Saturday, July 23, 2016

A Cat Tale



            Not long ago, Deemon O’Flaherty, the illustrious lawyer whose “life of crime” is the storied stuff of legend around here, allowed as how I should get a cat.
            “Don’t you think that would upset my ferocious dog, Woof Man,” I asked?
            “Pffffttt,” he sputtered, wasting at least a half ounce of lovely, approachable, heady-nosed Middleton Barry Crockett.  “Woof Man is a long-haired Chihuahua,” he spat, “What in all the tales of Erin does he have to say about it?!!  Is his little hair going to stand on end?”
            “You scoff,” I retorted, “but he is a dog of regal bearing, and considerable popularity, not to mention fearless, faithful, and of frugal upkeep!”

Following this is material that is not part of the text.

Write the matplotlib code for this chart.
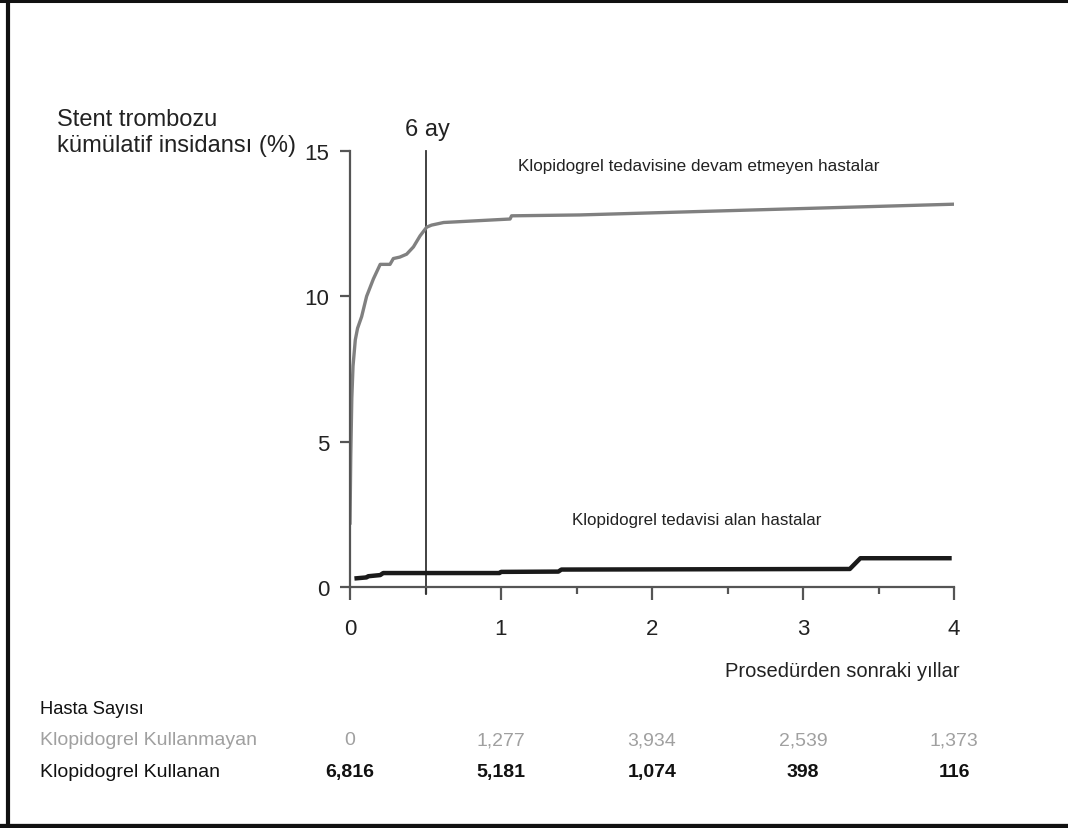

            “Sure, and a canine of significantly less flatulence than your own upstanding self, I’ve no doubt. But a cat…”  He wandered into his own thoughts for a brief pause.  It is a tactic he uses to advantage when addressing juries full of tough-on-crime stalwarts.  Presently, he looked directly at me.  “These days,” he expounded, “there are a lot of crazies making bombs.  Can your diminutive Doberman sniff out a bomb?”
            “What?!  That takes specialized training.  Anyway, what do I need with a bomb-sniffing Chihuahua?  Woof Man is just fine as he is.”
            “Well, you have to admit, it’s a useful talent, and you’re never going to be able to learn it yourself, are you now?”
            “What are you driving at?”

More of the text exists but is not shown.